Buena parte de las necesidades
de todo tipo que percibimos socialmente son
advertibles desde la educación infantil. Si los nuevos gestores de las
políticas educativas quieren una sociedad más armónica y menos desigual, van a
tener ocasión sobrada de pelear por una escuela más justa e integradora, menos homogeneizadora
en el trato y más atenta a las múltiples
diversidades del alumnado que las frecuenta. Empiecen por observar con otros
ojos la realidad escolar y qué se hace en los centros educativos con quienes
asisten a ellos. No sea que, en aras de una eficiencia economicista, reclamada
desde no se sabe qué instancias, vayan a seguir fomentando diagnósticos
gravemente reduccionistas como el de uno de los padres de los test de
Coeficiente Intelectual, H. Goddard, quien, ante un selecto auditorio de la
Universidad de Princeton en 1919, sostuvo: “El hecho es que los obreros tienen
probablemente una inteligencia de 10 años mientras que vosotros tenéis una de
20. Pedir para ellos un hogar como el que poseéis vosotros es tan absurdo como
lo sería exigir una beca de posgrado para cada obrero. ¿Cómo pensar en la
igualdad social si la capacidad mental presenta una variación tan amplia?” (Gould,
pg. 244). Y Goddard -con una terminología de resonancias muy cercanas- añadió
impertérrito: “La democracia significa que el pueblo gobierna seleccionando a
los más sabios, los más inteligentes y los más humanos, para que éstos les
digan qué deben hacer para ser felices.

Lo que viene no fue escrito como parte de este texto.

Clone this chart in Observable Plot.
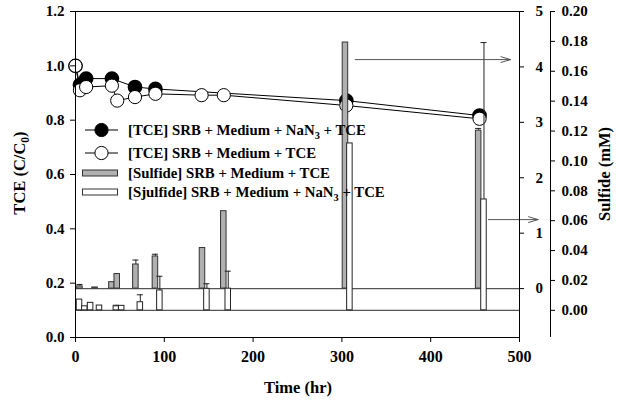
<!DOCTYPE html>
<html>
<head>
<meta charset="utf-8">
<script src="https://cdn.jsdelivr.net/npm/d3@7"></script>
<script src="https://cdn.jsdelivr.net/npm/@observablehq/plot@0.6"></script>
<style>
  body { margin: 0; background: white; }
  #wrap { position: relative; width: 620px; height: 400px; font-family: "Liberation Serif", "Times New Roman", serif; font-weight: bold; color: black; }
  .title { position: absolute; white-space: nowrap; font-size: 16.5px; }
  .legend { position: absolute; left: 82px; top: 120px; font-size: 14.8px; }
  .row { position: absolute; left: 0; height: 20px; white-space: nowrap; display: flex; align-items: center; }
  .row svg { width: 40px; height: 20px; }
  .row span { margin-left: 6px; }
  sub { font-size: 70%; vertical-align: -0.35em; line-height: 0; }
</style>
</head>
<body>
<div id="wrap"></div>
<script>
// ---- data ----
const xDomain = [0, 500];
const xTicks = [0, 100, 200, 300, 400, 500];
const tceTicks = [0, 0.2, 0.4, 0.6, 0.8, 1.0, 1.2];
const midTicks = [0, 1, 2, 3, 4, 5];
const rightTicks = [0, 0.02, 0.04, 0.06, 0.08, 0.10, 0.12, 0.14, 0.16, 0.18, 0.20];

// [TCE] SRB + Medium + NaN3 + TCE (filled)
const timeNaN3 = [0, 5, 12, 41, 67, 90, 305, 455];
const tceNaN3 = [1.0, 0.93, 0.953, 0.953, 0.922, 0.915, 0.872, 0.817];
// [TCE] SRB + Medium + TCE (open)
const timeLive = [0, 5, 12, 41, 47, 67, 90, 142, 167, 305, 455];
const tceLive = [1.0, 0.91, 0.922, 0.927, 0.872, 0.885, 0.897, 0.892, 0.892, 0.854, 0.805];

// [Sulfide] SRB + Medium + TCE (gray bars, middle axis 0-5)
const grayTime = [5, 22, 41, 47, 68, 90, 143, 167, 304, 454];
const grayVal = [0.04, 0.02, 0.116, 0.263, 0.435, 0.58, 0.732, 1.397, 4.44, 2.85];
const grayErr = [0.035, 0, 0, 0, 0.08, 0.04, 0, 0, 0, 0.04];

// [Sjulfide] SRB + Medium + NaN3 + TCE (white bars, right axis 0-0.20 mM)
const whiteTime = [4.5, 10.5, 17, 27, 46, 52, 73, 95, 148, 172, 309, 460];
const whiteVal = [0.0072, 0.0027, 0.005, 0.0032, 0.0027, 0.003, 0.0054, 0.0133, 0.0144, 0.0145, 0.1117, 0.0742];
const whiteErr = [0, 0, 0, 0, 0.0007, 0, 0.005, 0.0095, 0.0034, 0.0117, 0, 0.105];

// annotation arrows (x in hr, y in TCE units)
const arrowX1 = [315, 465];
const arrowX2 = [490, 521];
const arrowY = [1.023, 0.434];

// ---- conversions of the secondary axes onto the TCE scale ----
const midZero = 0.18, midTop = 1.2, midMax = 5;
const rightZero = 0.1, rightTop = 1.2, rightMax = 0.2;
const toMid = v => midZero + v * (midTop - midZero) / midMax;
const fromMid = t => (t - midZero) * midMax / (midTop - midZero);
const toRight = w => rightZero + w * (rightTop - rightZero) / rightMax;
const fromRight = t => (t - rightZero) * rightMax / (rightTop - rightZero);

const barW = 6.2, capW = 3.4;
const filled = timeNaN3.map((x, i) => ({x, y: tceNaN3[i]}));
const open = timeLive.map((x, i) => ({x, y: tceLive[i]}));
const gray = grayTime.map((x, i) => ({x, v: grayVal[i], e: grayErr[i]}));
const white = whiteTime.map((x, i) => ({x, v: whiteVal[i], e: whiteErr[i]}));
const arrows = arrowX1.map((x1, i) => ({x1, x2: arrowX2[i], y: arrowY[i]}));
const grayE = gray.filter(d => d.e > 0);
const whiteE = white.filter(d => d.e > 0);

const chart = Plot.plot({
  width: 620, height: 400,
  marginLeft: 75, marginRight: 101, marginTop: 11, marginBottom: 63,
  x: {domain: xDomain},
  y: {domain: [0, 1.2]},
  style: {fontFamily: "'Liberation Serif', 'Times New Roman', serif", fontWeight: "bold", fontSize: "15px", color: "black", background: "white", overflow: "visible"},
  marks: [
    Plot.ruleY([toMid(0), toRight(0)], {stroke: "#555", strokeWidth: 1.2}),
    Plot.line(filled, {x: "x", y: "y", stroke: "black", strokeWidth: 1}),
    Plot.line(open, {x: "x", y: "y", stroke: "black", strokeWidth: 1}),
    Plot.dot(filled, {x: "x", y: "y", r: 6.6, fill: "black", stroke: "black"}),
    Plot.dot(open, {x: "x", y: "y", r: 6.6, fill: "white", stroke: "black", strokeWidth: 1}),
    // gray bars + error bars
    Plot.ruleX(grayE, {x: "x", y1: d => toMid(d.v), y2: d => toMid(d.v + d.e), stroke: "#222", strokeWidth: 1}),
    Plot.ruleY(grayE, {y: d => toMid(d.v + d.e), x1: d => d.x - capW, x2: d => d.x + capW, stroke: "#222", strokeWidth: 1}),
    Plot.rectY(gray, {x1: d => d.x - barW / 2, x2: d => d.x + barW / 2, y1: toMid(0), y2: d => toMid(d.v), fill: "#b0b0b0", stroke: "#333", strokeWidth: 1}),
    // white bars + error bars
    Plot.ruleX(whiteE, {x: "x", y1: d => toRight(d.v), y2: d => toRight(d.v + d.e), stroke: "#222", strokeWidth: 1}),
    Plot.ruleY(whiteE, {y: d => toRight(d.v + d.e), x1: d => d.x - capW, x2: d => d.x + capW, stroke: "#222", strokeWidth: 1}),
    Plot.rectY(white, {x1: d => d.x - barW / 2, x2: d => d.x + barW / 2, y1: toRight(0), y2: d => toRight(d.v), fill: "white", stroke: "#222", strokeWidth: 1}),
    // arrows
    Plot.arrow(arrows, {x1: "x1", x2: "x2", y1: "y", y2: "y", stroke: "#555", strokeWidth: 1, headLength: 15, headAngle: 33}),
    Plot.frame({stroke: "black"}),
    // axes
    Plot.axisX({ticks: xTicks, tickSize: 5, tickPadding: 8, label: null, fontSize: 16}),
    Plot.axisY({ticks: tceTicks, tickSize: 5, tickPadding: 6, tickFormat: d3.format(".1f"), label: null}),
    Plot.axisY(midTicks.map(toMid), {anchor: "right", tickSize: 4, tickPadding: 12, tickFormat: d => String(Math.round(fromMid(d))), label: null}),
    Plot.ruleX([xDomain[1]], {y1: 0, y2: 1.2, dx: 31, stroke: "black"}),
    Plot.axisY(rightTicks.map(toRight), {anchor: "right", dx: 31, tickSize: 4, tickPadding: 7, tickFormat: d => fromRight(d).toFixed(2), label: null})
  ]
});

const wrap = document.getElementById("wrap");
wrap.appendChild(chart);

function addTitle(html, left, top, rotate) {
  const d = document.createElement("div");
  d.className = "title";
  d.innerHTML = html;
  d.style.left = left + "px";
  d.style.top = top + "px";
  d.style.transform = "translate(-50%,-50%)" + (rotate ? " rotate(-90deg)" : "");
  wrap.appendChild(d);
}
addTitle("Time (hr)", 298, 388, false);
addTitle("TCE (C/C<sub>0</sub>)", 20, 173, true);
addTitle("Sulfide (mM)", 605, 174, true);

// legend
const legendItems = [
  {label: "[TCE] SRB + Medium + NaN<sub>3</sub> + TCE", kind: "filled"},
  {label: "[TCE] SRB + Medium + TCE", kind: "open"},
  {label: "[Sulfide] SRB + Medium + TCE", kind: "gray"},
  {label: "[Sjulfide] SRB + Medium + NaN<sub>3</sub> + TCE", kind: "white"}
];
const legendTops = [0, 23, 43, 62];
const legend = document.createElement("div");
legend.className = "legend";
legendItems.forEach((it, i) => {
  const row = document.createElement("div");
  row.className = "row";
  row.style.top = legendTops[i] + "px";
  let sym;
  if (it.kind === "filled" || it.kind === "open") {
    const f = it.kind === "filled" ? "black" : "white";
    sym = `<svg viewBox="0 0 40 20"><line x1="3" x2="36" y1="10" y2="10" stroke="black"/><circle cx="19.5" cy="10" r="6.6" fill="${f}" stroke="black"/></svg>`;
  } else {
    const f = it.kind === "gray" ? "#b0b0b0" : "white";
    sym = `<svg viewBox="0 0 40 20"><rect x="0.5" y="7" width="35" height="6" fill="${f}" stroke="#333"/></svg>`;
  }
  row.innerHTML = sym + `<span>${it.label}</span>`;
  legend.appendChild(row);
});
wrap.appendChild(legend);
</script>
</body>
</html>
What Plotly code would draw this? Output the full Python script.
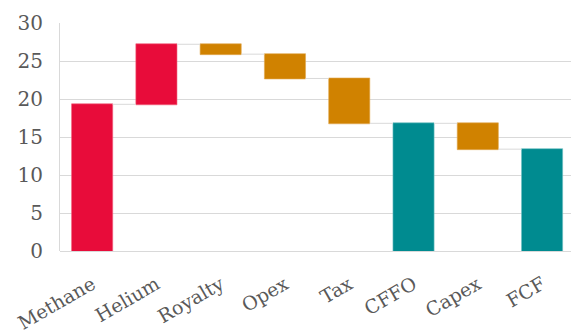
import plotly.graph_objects as go

categories = ["Methane", "Helium", "Royalty", "Opex", "Tax", "CFFO", "Capex", "FCF"]
values = [19.3, 7.9, -1.3, -3.2, -5.9, 0, -3.4, 0]
measures = ["relative", "relative", "relative", "relative", "relative", "total", "relative", "total"]
y_ticks = [0, 5, 10, 15, 20, 25, 30]

RED = "#E80C3A"
ORANGE = "#D08200"
TEAL = "#008B90"
FONT = "DejaVu Serif"
TXT = "#595959"

fig = go.Figure(go.Waterfall(
    x=categories,
    y=values,
    measure=measures,
    increasing=dict(marker=dict(color=RED, line=dict(color="#F0607A", width=0.6))),
    decreasing=dict(marker=dict(color=ORANGE, line=dict(color="#E0A850", width=0.6))),
    totals=dict(marker=dict(color=TEAL, line=dict(color="#6FBFC2", width=0.6))),
    connector=dict(line=dict(color="#D9D9D9", width=1), mode="between"),
    width=0.64,
    hoverinfo="x+y",
))

fig.update_layout(
    width=571, height=336,
    margin=dict(l=60, r=0, t=23, b=85),
    paper_bgcolor="white", plot_bgcolor="white",
    showlegend=False,
    font=dict(family=FONT, color=TXT, size=19),
    xaxis=dict(
        range=[-0.5, 7.45],
        tickangle=-30,
        showgrid=False,
        automargin=False,
        ticks="outside", ticklen=14, tickcolor="rgba(0,0,0,0)",
        tickfont=dict(family=FONT, size=19, color=TXT),
        showline=False,
    ),
    yaxis=dict(
        range=[0, 30],
        automargin=False,
        tickvals=y_ticks,
        ticktext=[str(v) for v in y_ticks],
        showgrid=True, gridcolor="#D9D9D9", gridwidth=1,
        zeroline=True, zerolinecolor="#D9D9D9", zerolinewidth=1,
        showline=True, linecolor="#D9D9D9", linewidth=1,
        ticks="outside", ticklen=12, tickcolor="rgba(0,0,0,0)",
        tickfont=dict(family=FONT, size=20, color=TXT),
    ),
)

fig.write_html("out.html")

La democracia es, pues, un método para
llegar a una aristocracia realmente benévola”.
Son muchos los
ciudadanos expectantes ante los cuidados que los
recién electos vayan a dispensar a los servicios sociales y, en particular, a
un sistema educativo sensiblemente mejor que el que se ha querido imponer con
la LOMCE. No cae duda de que la defensa
de una escuela pública de calidad para todos -un buen sistema educativo,
equitativo y accesible a todos los ciudadanos-, es un trabajo que no tiene fin.
Pero también han de contar con que la paciencia de quienes lamentan el tiempo
perdido es limitada: ¡manos, pues, a la obra cuanto antes!